Edit: we recently revisited this topic in more detail – you can read that post here!

Since I was around eighteen years old, I’ve experienced the occasional leaking of fluid from my right leg. I remember when it first happened, during a final exam in my senior year of high school. There was so much fluid that my shoe was completely soaked, and I sat through the rest of the exam embarrassed and silently freaking out, with no idea what was happening or why. It’s occurred probably a handful of times since then, but this past week it’s been happening more often than usual.

If you’re anything like me, you’ve been baffled and a little freaked out by your leaking limbs and would like to know what the hell is going on. So, without further ado, here is my short-but-sweet guide to lymphorrhea.


What’s leaking out of my leg/arm/etc?

The light, amber-colored fluid that is beading and trickling from your skin is called lymph. The leaking or weeping of this protein-rich lymph is known as lymphorrhea.

What causes this to happen?

Insect bites, abrasions, cuts, wounds, or cracks in the skin can enable the lymph fluid to seep out. Whenever I’ve had it, it drains from an extremely small break in my skin about the size of a pore.

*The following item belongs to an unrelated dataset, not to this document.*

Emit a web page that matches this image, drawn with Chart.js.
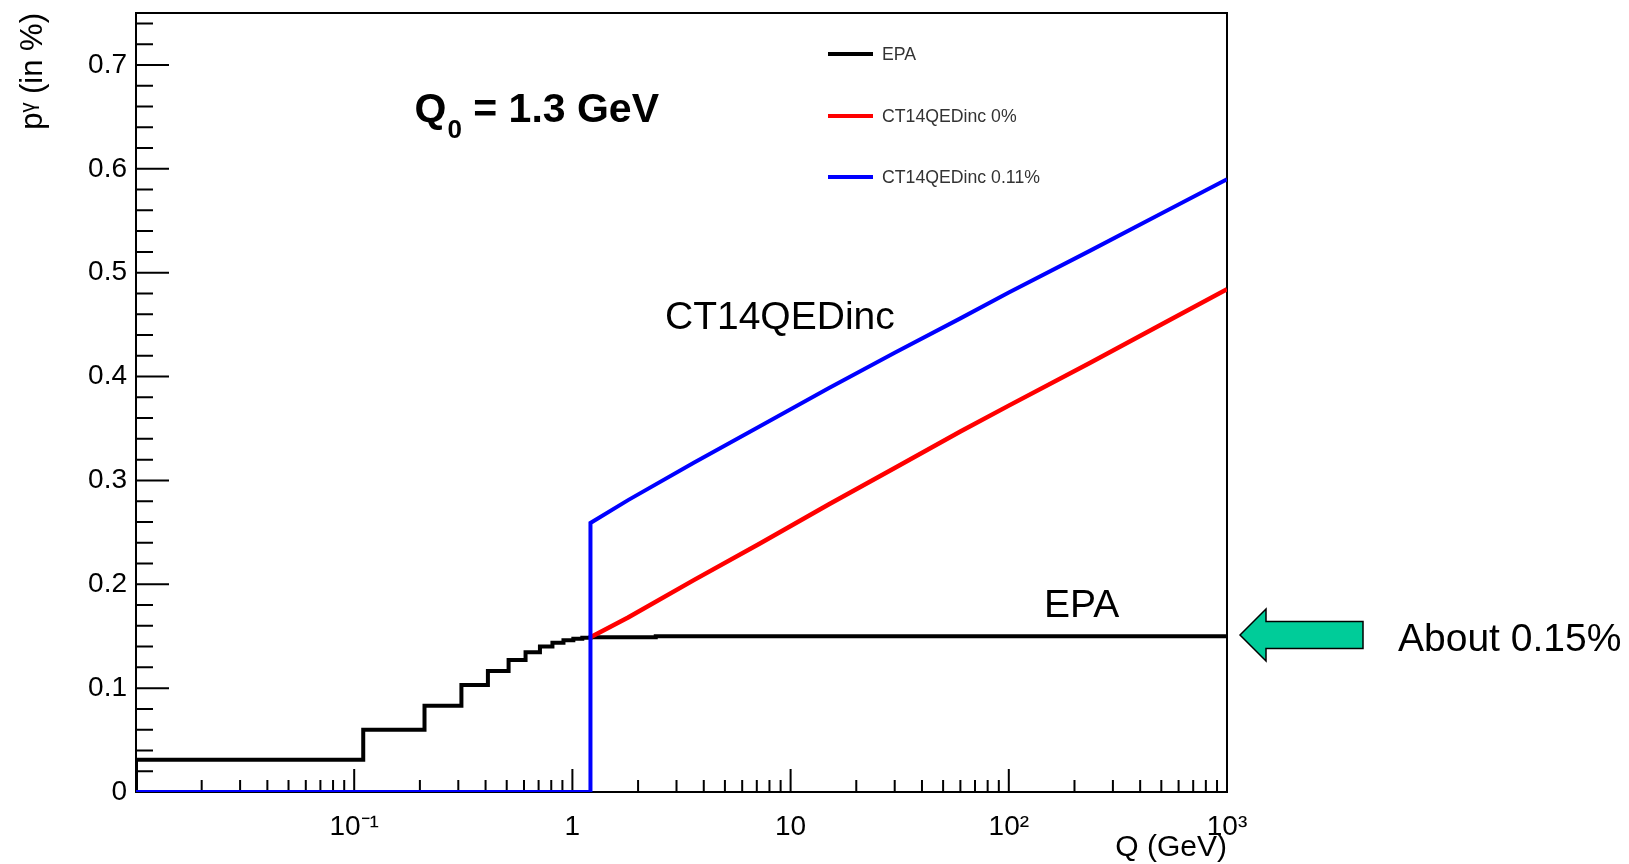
<!DOCTYPE html>
<html><head><meta charset="utf-8">
<script src="https://cdn.jsdelivr.net/npm/chart.js@4"></script>
<style>html,body{margin:0;padding:0;background:#fff;}canvas{display:block;}</style>
</head><body>
<canvas id="c" width="1629" height="864"></canvas>
<script>
// ---- data ----
const seriesNames = ['EPA', 'CT14QEDinc 0%', 'CT14QEDinc 0.11%'];
// EPA histogram: bin lower edges (GeV) and contents (%)
const epaQ = [0.01, 0.01, 0.11, 0.21, 0.31, 0.41, 0.51, 0.61, 0.71, 0.81, 0.91, 1.01, 1.11, 1.21, 2.41, 1000];
const epaP = [0, 0.031, 0.060, 0.083, 0.103, 0.1165, 0.127, 0.1345, 0.140, 0.1437, 0.146, 0.1476, 0.1485, 0.149, 0.150, 0.150];
// CT14QEDinc 0%
const ct0Q = [1.21, 1.8, 3.6, 7.2, 15, 30, 60, 100, 235, 500, 1000];
const ct0P = [0.149, 0.168, 0.204, 0.239, 0.277, 0.312, 0.347, 0.372, 0.413, 0.450, 0.484];
// CT14QEDinc 0.11%
const ct11Q = [0.01, 1.21, 1.21, 1.8, 3.6, 7.2, 15, 30, 60, 100, 235, 500, 1000];
const ct11P = [0, 0, 0.259, 0.281, 0.317, 0.352, 0.389, 0.423, 0.456, 0.481, 0.521, 0.557, 0.590];
// axis ticks
const xTickValues = [0.1, 1, 10, 100, 1000];
const xTickLabels = ['10\u207B\u00B9', '1', '10', '10\u00B2', '10\u00B3'];
const yTickValues = [0, 0.1, 0.2, 0.3, 0.4, 0.5, 0.6, 0.7];
const yTickLabels = ['0', '0.1', '0.2', '0.3', '0.4', '0.5', '0.6', '0.7'];

const FONT = "'Liberation Sans', Arial, sans-serif";
const pts = (xs, ys) => xs.map((q, i) => ({x: q, y: ys[i]}));

const decor = {
  id: 'decor',
  beforeDatasetsDraw(chart) {
    const {ctx, chartArea: a, scales: {x, y}} = chart;
    ctx.save();
    ctx.strokeStyle = '#000';
    ctx.lineWidth = 2;
    ctx.strokeRect(a.left, a.top, a.right - a.left, a.bottom - a.top);
    ctx.beginPath();
    for (let k = 0; k <= 37; k++) {
      const py = y.getPixelForValue(k * 0.02);
      const len = (k % 5 === 0) ? 33 : 17;
      ctx.moveTo(a.left, py); ctx.lineTo(a.left + len, py);
    }
    for (let e = -2; e <= 3; e++) {
      for (let m = 1; m <= 9; m++) {
        const v = m * Math.pow(10, e);
        if (v < 0.0101 || v > 1000.1) continue;
        const px = x.getPixelForValue(v);
        const len = (m === 1) ? 23 : 12;
        ctx.moveTo(px, a.bottom); ctx.lineTo(px, a.bottom - len);
      }
    }
    ctx.stroke();
    ctx.restore();
  },
  afterDraw(chart) {
    const {ctx} = chart;
    ctx.save();
    // legend
    const ly = [54, 116, 177];
    ctx.font = '17.7px ' + FONT;
    ctx.textBaseline = 'middle';
    ctx.textAlign = 'left';
    seriesNames.forEach((name, i) => {
      ctx.strokeStyle = chart.data.datasets[i].borderColor;
      ctx.lineWidth = 4;
      ctx.beginPath(); ctx.moveTo(828, ly[i]); ctx.lineTo(873, ly[i]); ctx.stroke();
      ctx.fillStyle = '#333';
      ctx.fillText(name, 882, ly[i] + 1);
    });
    // Q0 label
    ctx.fillStyle = '#000';
    ctx.textBaseline = 'alphabetic';
    let xq = 414.5;
    ctx.font = 'bold 41px ' + FONT;
    ctx.fillText('Q', xq, 121.5);
    xq += ctx.measureText('Q').width + 1;
    ctx.font = 'bold 26px ' + FONT;
    ctx.fillText('0', xq, 138);
    xq += ctx.measureText('0').width;
    ctx.font = 'bold 41px ' + FONT;
    ctx.fillText(' = 1.3 GeV', xq, 121.5);
    // annotations
    ctx.font = '39px ' + FONT;
    ctx.fillText('CT14QEDinc', 665, 329);
    ctx.fillText('EPA', 1044, 617);
    ctx.fillText('About 0.15%', 1398, 651);
    // arrow
    ctx.beginPath();
    ctx.moveTo(1240, 635);
    ctx.lineTo(1266, 609);
    ctx.lineTo(1266, 621.5);
    ctx.lineTo(1363, 621.5);
    ctx.lineTo(1363, 648.5);
    ctx.lineTo(1266, 648.5);
    ctx.lineTo(1266, 661);
    ctx.closePath();
    ctx.fillStyle = '#00cc99';
    ctx.fill();
    ctx.strokeStyle = '#000';
    ctx.lineWidth = 1.5;
    ctx.stroke();
    ctx.restore();
  }
};

new Chart(document.getElementById('c'), {
  type: 'line',
  data: {
    datasets: [
      {label: seriesNames[0], data: pts(epaQ, epaP), borderColor: '#000000', borderWidth: 4, stepped: 'before', pointRadius: 0, fill: false, order: 2, borderJoinStyle: 'miter', borderCapStyle: 'butt'},
      {label: seriesNames[1], data: pts(ct0Q, ct0P), borderColor: '#ff0000', borderWidth: 4.5, pointRadius: 0, fill: false, tension: 0, order: 1, borderJoinStyle: 'round'},
      {label: seriesNames[2], data: pts(ct11Q, ct11P), borderColor: '#0000ff', borderWidth: 4, pointRadius: 0, fill: false, tension: 0, order: 0, borderJoinStyle: 'miter'}
    ]
  },
  options: {
    responsive: false,
    devicePixelRatio: 1,
    animation: false,
    events: [],
    layout: {padding: {left: 0, right: 402, top: 13, bottom: 0}},
    plugins: {legend: {display: false}, tooltip: {enabled: false}},
    scales: {
      x: {
        type: 'logarithmic', min: 0.01, max: 1000, position: 'bottom',
        grid: {display: false, drawTicks: false}, border: {display: false},
        afterBuildTicks: s => { s.ticks = xTickValues.map(v => ({value: v})); },
        ticks: {autoSkip: false, maxRotation: 0, minRotation: 0, padding: 18, color: '#000',
                font: {size: 28, family: FONT}, callback: (v, i) => xTickLabels[i]},
        title: {display: true, text: 'Q (GeV)', align: 'end', color: '#000',
                font: {size: 30, family: FONT, lineHeight: 1}, padding: {top: 0, bottom: 1}},
        afterFit: s => { s.height = 72; s.paddingLeft = 0; s.paddingRight = 0; }
      },
      y: {
        type: 'linear', min: 0, max: 0.75,
        grid: {display: false, drawTicks: false}, border: {display: false},
        afterBuildTicks: s => { s.ticks = yTickValues.map(v => ({value: v})); },
        ticks: {padding: 9, color: '#000', font: {size: 28, family: FONT}, callback: (v, i) => yTickLabels[i]},
        title: {display: true, text: 'p\u1D5E (in %)', align: 'end', color: '#000',
                font: {size: 31, family: FONT, lineHeight: 1}, padding: {top: 18, bottom: 0}},
        afterFit: s => { s.width = 136; s.paddingTop = 0; s.paddingBottom = 0; }
      }
    }
  },
  plugins: [decor]
});
</script>
</body></html>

What complications can it cause?

There are two main complications that lymphorrhea can spell out for lymphies, one of which being infection. The lymph fluid is considered a natural food source for bacteria, meaning the wound becomes an entry point for the bacteria to enter your body and cause infections such as cellulitis, lymphangitis, or erysipelas. Lymphorrhea is also highly caustic to skin tissue, and when the drainage is left untreated, it could quickly become a large, gaping wound. When this happens, skin grafts are often required.

How do I avoid it?

The best thing you can do to avoid getting lymphorrhea is to take care of your skin. Keep it moisturized, as dry skin will lead to cracking and could cause the fluid to leak. Also, avoid cuts, bites, and scrapes if you can. Obviously it’s difficult to avoid these things to a T (unless you want to enclose your affected limb in a bubble!), but if you’re careful then your chances of contracting it will be lessened.

What do I do if I get it?

If you spring a leak, don’t worry – there are things you can do to treat it. First, you should clean the area where the fluid is leaking to reduce infection. Then, apply a moisturizing lotion to help heal the skin and protect it from further breakdown. Dress the wound with clean, absorbent, non-sticky bandages, and then wrap your limb with compression bandages to help stop the drainage. With this added pressure, the leaking should stop within one or two days. Don’t forget to change the bandages often, as they’ll become wet and uncomfortable from the lymph. When you’re at rest, elevate that sucker! Once the leakage has stopped and your skin is restored, you can don your usual garments again.

So there you have it – the basics of lymphorrhea and how to treat it. I hope you’re all doing well, and keeping good care of your body!